1971 / Best Actor / Best Actress / Best Director

Film #589: Sunday Bloody Sunday (1971)

Just like Joseph L Makiewicz, John Schlesinger is a director whose films have previously been covered on the blog as his work has garnered a couple of Best Picture nominations. Most notably Schlesinger won the Best Director award for his work on the 1969 Best Picture winner Midnight Cowboy; one of my personal favourite films ever to win the award. Schlesigner followed up Midnight Cowboy with a film that saw him return to his native England to explore the themes of sexuality that had run throughout his Best Picture winner. However, despite enjoying Midnight Cowboy immensely, I was left a little cold by Sunday Bloody Sunday and I’m going to try and explain why.

Firstly I think the lack of a vibrant setting made everything feel a little damp with events moving to the leafy suburbs of England, Sunday Bloody Sunday lacked the intensity of Midnight Cowboy’s New York locales. The characters weren’t as sympathetic as Joe and Rizzo either with Schlesinger’s film focusing on two upper class middle-aged protagonists who were both linked by an answering service and a lover. The characters in question are recently-divorced recruitment consultant Alex and Jewish family doctor Daniel who are respectively played by Glenda Jackson and Peter Finch. Early on we learn that both Alex and Daniel use an answering service to receive their messages and are both most interested when they hear from sculptor Bob Elkin. Elkin is carrying on an affair with Alex and Daniel, flitting between each other when the mood takes him, however they each care about him so much that they are willing to put up with sharing his love.
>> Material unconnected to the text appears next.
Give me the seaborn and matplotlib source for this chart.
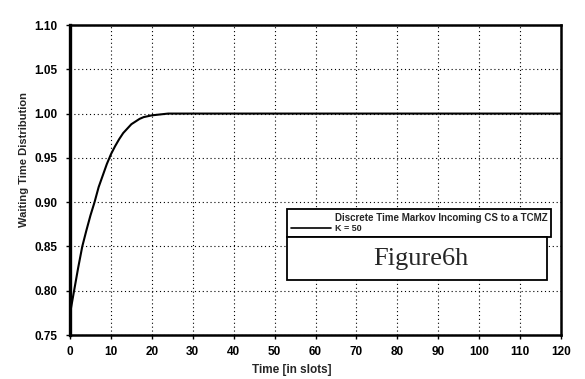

The film takes place over the course of a number of days as Schlesinger and screenwriter Penelope Gilliatt demonstrate the deep feelings that Alex and Daniel have for Bob whilst also making us ponder whether he has the same affection for either of them. Indeed, he does ponder the idea of making things more serious with both of them as he offers to move in with Alex and later to holiday in Italy with Daniel. However ultimately Bob decides to move to America to open his own gallery leaving both of his lovers feeling despondent but there is a sense of hope that they’ll both be able to move on with their lives.
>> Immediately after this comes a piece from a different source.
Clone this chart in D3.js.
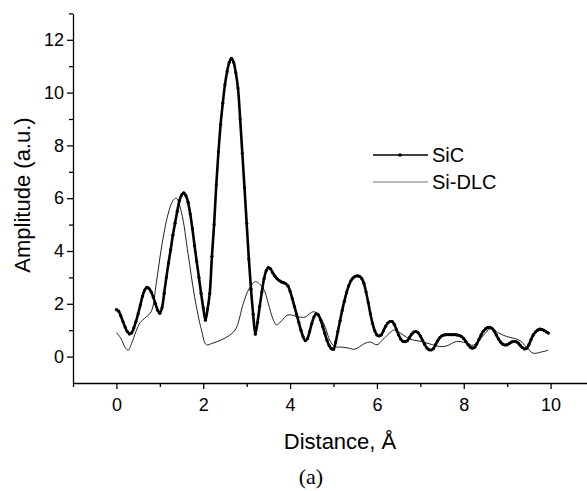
<!DOCTYPE html>
<html>
<head>
<meta charset="utf-8">
<script src="https://cdn.jsdelivr.net/npm/d3@7"></script>
<style>
  body { margin: 0; background: #fff; }
  svg { display: block; }
</style>
</head>
<body>
<div id="chart"></div>
<script>
// SiC amplitude, sampled every 0.05 Å from 0 to 9.95
const sicStep = 0.05;
const sicAmp = [
  1.78, 1.72, 1.55, 1.33, 1.12, 0.95, 0.86, 0.90, 1.08, 1.33,
  1.62, 1.95, 2.28, 2.52, 2.62, 2.58, 2.45, 2.25, 2.00, 1.76,
  1.64, 1.85, 2.40, 3.00, 3.55, 4.05, 4.60, 5.05, 5.50, 5.90,
  6.12, 6.20, 6.10, 5.85, 5.40, 4.85, 4.20, 3.60, 3.00, 2.40,
  1.85, 1.38, 1.80, 2.40, 3.80, 5.00, 6.50, 7.75, 8.80, 9.60,
  10.30, 10.80, 11.15, 11.30, 11.15, 10.75, 10.17, 9.00, 7.70, 6.40,
  5.05, 3.70, 2.55, 1.60, 0.85, 1.30, 1.90, 2.45, 2.95, 3.25,
  3.37, 3.32, 3.18, 3.05, 2.95, 2.88, 2.83, 2.80, 2.76, 2.68,
  2.48, 2.20, 1.90, 1.60, 1.30, 1.00, 0.75, 0.60, 0.68, 0.95,
  1.25, 1.50, 1.62, 1.58, 1.40, 1.15, 0.88, 0.62, 0.42, 0.30,
  0.28, 0.55, 0.95, 1.35, 1.75, 2.10, 2.42, 2.68, 2.87, 2.98,
  3.04, 3.06, 3.04, 2.96, 2.78, 2.45, 2.05, 1.62, 1.25, 0.98,
  0.82, 0.78, 0.82, 0.98, 1.15, 1.27, 1.33, 1.33, 1.22, 1.02,
  0.82, 0.66, 0.58, 0.57, 0.60, 0.72, 0.85, 0.93, 0.95, 0.90,
  0.78, 0.62, 0.46, 0.33, 0.26, 0.25, 0.30, 0.45, 0.60, 0.72,
  0.79, 0.82, 0.83, 0.83, 0.83, 0.83, 0.83, 0.82, 0.80, 0.76,
  0.68, 0.57, 0.45, 0.36, 0.32, 0.35, 0.48, 0.65, 0.82, 0.96,
  1.05, 1.10, 1.11, 1.07, 0.97, 0.82, 0.67, 0.55, 0.47, 0.44,
  0.45, 0.50, 0.55, 0.58, 0.57, 0.52, 0.43, 0.34, 0.29, 0.32,
  0.45, 0.65, 0.82, 0.93, 1.00, 1.04, 1.03, 0.99, 0.94, 0.89
];

// Si-DLC read at uneven distances
const dlcDist = [
  0, 0.1, 0.2, 0.27, 0.35, 0.45, 0.55, 0.65, 0.8, 0.92,
  1.04, 1.19, 1.3, 1.38, 1.5, 1.65, 1.8, 1.96, 2.07, 2.2,
  2.4, 2.6, 2.75, 2.92, 3.05, 3.2, 3.38, 3.5, 3.6, 3.69,
  3.8, 3.95, 4.2, 4.35, 4.53, 4.65, 4.8, 4.92, 5.03, 5.2,
  5.35, 5.49, 5.72, 5.85, 6.0, 6.2, 6.41, 6.6, 6.76, 7.0,
  7.22, 7.45, 7.6, 7.83, 8.05, 8.22, 8.4, 8.62, 8.8, 8.99,
  9.14, 9.3, 9.45, 9.6, 9.8, 9.95
];
const dlcAmp = [
  0.91, 0.70, 0.35, 0.24, 0.50, 0.95, 1.30, 1.45, 1.70, 2.80,
  4.15, 5.40, 5.90, 6.00, 5.45, 3.90, 2.27, 1.00, 0.45, 0.50,
  0.62, 0.80, 1.05, 2.00, 2.55, 2.84, 2.59, 2.00, 1.45, 1.20,
  1.35, 1.58, 1.50, 1.50, 1.70, 1.60, 1.15, 0.60, 0.38, 0.36,
  0.32, 0.28, 0.50, 0.55, 0.45, 0.75, 1.01, 0.82, 0.66, 0.58,
  0.48, 0.38, 0.40, 0.57, 0.52, 0.43, 0.70, 1.06, 0.90, 0.76,
  0.70, 0.60, 0.35, 0.13, 0.18, 0.24
];

const xMajor = [0, 2, 4, 6, 8, 10];
const xMinor = [-1, 1, 3, 5, 7, 9];
const yMajor = [0, 2, 4, 6, 8, 10, 12];
const yMinor = [1, 3, 5, 7, 9, 11, 13];

const width = 587, height = 491;
const svg = d3.select("#chart").append("svg")
  .attr("width", width).attr("height", height);

const x = d3.scaleLinear().domain([-1, 11]).range([73, 594]);
const y = d3.scaleLinear().domain([-1, 13]).range([383, 13.4]);

const sic = sicAmp.map((v, i) => [i * sicStep, v]);
const dlc = dlcDist.map((d, i) => [d, dlcAmp[i]]);

const line = d3.line()
  .x(d => x(d[0]))
  .y(d => y(d[1]))
  .curve(d3.curveCatmullRom.alpha(0.5));

// axes
const font = '"Liberation Sans", Arial, sans-serif';
svg.append("g")
  .attr("transform", `translate(0,${y(-1)})`)
  .call(d3.axisBottom(x).tickValues(xMinor).tickSize(4).tickFormat(""))
  .call(g => g.select(".domain").remove());
svg.append("g")
  .attr("transform", `translate(0,${y(-1)})`)
  .call(d3.axisBottom(x).tickValues(xMajor).tickSize(6).tickPadding(9).tickSizeOuter(0))
  .call(g => g.selectAll("text").attr("font-size", 18).attr("font-family", font).attr("fill", "#000"));

svg.append("g")
  .attr("transform", `translate(${x(-1)},0)`)
  .call(d3.axisLeft(y).tickValues(yMinor).tickSize(4).tickFormat(""))
  .call(g => g.select(".domain").remove());
svg.append("g")
  .attr("transform", `translate(${x(-1)},0)`)
  .call(d3.axisLeft(y).tickValues(yMajor).tickSize(6).tickPadding(3).tickSizeOuter(0))
  .call(g => g.selectAll("text").attr("font-size", 18).attr("font-family", font).attr("fill", "#000"));

svg.selectAll(".tick line, .domain").attr("stroke-width", 1.3);

// axis titles
svg.append("text")
  .attr("transform", `translate(30,${195}) rotate(-90)`)
  .attr("text-anchor", "middle")
  .attr("font-family", font).attr("font-size", 22)
  .text("Amplitude (a.u.)");
svg.append("text")
  .attr("x", 340).attr("y", 449)
  .attr("text-anchor", "middle")
  .attr("font-family", font).attr("font-size", 22)
  .text("Distance, Å");
svg.append("text")
  .attr("x", 311).attr("y", 484)
  .attr("text-anchor", "middle")
  .attr("font-family", '"Liberation Serif", "Times New Roman", serif').attr("font-size", 22)
  .text("(a)");

// curves
svg.append("path")
  .datum(dlc)
  .attr("fill", "none").attr("stroke", "#222").attr("stroke-width", 1)
  .attr("d", line);

svg.append("path")
  .datum(sic)
  .attr("fill", "none").attr("stroke", "#000").attr("stroke-width", 2.6)
  .attr("d", line);

svg.append("g")
  .selectAll("circle")
  .data(sic)
  .join("circle")
  .attr("cx", d => x(d[0])).attr("cy", d => y(d[1]))
  .attr("r", 1.6).attr("fill", "#000");

// legend
const legend = svg.append("g").attr("font-family", font).attr("font-size", 20);
legend.append("line").attr("x1", 373).attr("x2", 428).attr("y1", 155).attr("y2", 155)
  .attr("stroke", "#000").attr("stroke-width", 1.4);
legend.append("circle").attr("cx", 400).attr("cy", 155).attr("r", 1.8).attr("fill", "#000");
legend.append("text").attr("x", 432).attr("y", 155).attr("dy", "0.35em").text("SiC");
legend.append("line").attr("x1", 373).attr("x2", 428).attr("y1", 182).attr("y2", 182)
  .attr("stroke", "#777").attr("stroke-width", 1);
legend.append("text").attr("x", 432).attr("y", 182).attr("dy", "0.35em").text("Si-DLC");
</script>
</body>
</html>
I feel another of my issues with Sunday Bloody Sunday is that nothing particularly happens, you see Bob spend time with Daniel and Alex but there are no big plot points to talk of. Indeed, I feel the film is at its best when exploring the background of both of these characters as they interact with their parents. There’s an interesting scene early on when Alex confronts her parents at the dinner table about their lack of communication whilst later we see the strained relationship Daniel has with his father when he attends his nephew’s Bar Mitzvah. However too much of the film is just spending time with characters who I never really warmed too. I do believe as well that the film has dated quite a bit in the last forty-five years which I think is to be expected but then I look at that year’s Best Picture winner The French Connection which hasn’t aged at all. In the film’s favour, I think it’s quite a brave movie certainly in it’s depiction of Daniel; a gay man who isn’t disgusted by his feelings towards other men and instead enjoys his life most when he’s spending time with Bob. I do think that’s the reason why Sunday Bloody Sunday received a surprising four Oscar nominations, all in major categories, as a recognition of Schlesinger’s bravery to tell this story in the first place. In terms of Schlesinger’s direction, the only visual elements of the movie I enjoyed were the framing device of the answering service which was oddly operated by Bessie Love; star of the second ever Best Picture winner The Broadway Melody.

If there’s one element of Sunday Bloody Sunday that lifted it then it was the two lead performances from the always reliable Finch and Jackson. Finch was especially great at being utterly believable as this lonely doctor whose live was lit up by his young lover and his screen presence made you want to spend more time with the character. Jackson, who had just won the Best Actress Oscar the year before, was similarly great as another lonely soul who was just looking to find true love. One of the film’s boldest moves was to have Alex and Daniel barely interact during the entire film, even though they knew each of each other’s existence, even sharing mutual friends. However, I think this move was a foolish one as it deprived us from seeing more of Finch and Jackson on screen together as I found their characters’ sole interaction to be one of the film’s few highlights. Had Sunday Bloody Sunday been nominated for Best Picture then it would most likely have replaced the long-winded costume drama Nicholas and Alexandra. I do feel that Sunday Bloody Sunday was certainly more of a brave movie that the Russian Tsar movie which felt dated even by 1971 standards. In fact it’s a film that seems to sit better alongside that year’s nominees which included A Clockwork Orange and The Last Picture Show as, despite its flaws, it’s still a film that was ahead of its time in terms of its narrative.

Whilst I’m looking forward to watching more Schlesinger movies in the future, I was slightly disappointed by Sunday Bloody Sunday; a film I feel has dated badly and is quite as daring as it would’ve been if I was watching it in the 1970s. Although Jackson and Finch both deserved their Oscar nods, there was nothing in Sunday Bloody Sunday that echoed the brilliance of either Midnight Cowboy or Schlesinger’s other Best Picture nominated movie; Darling.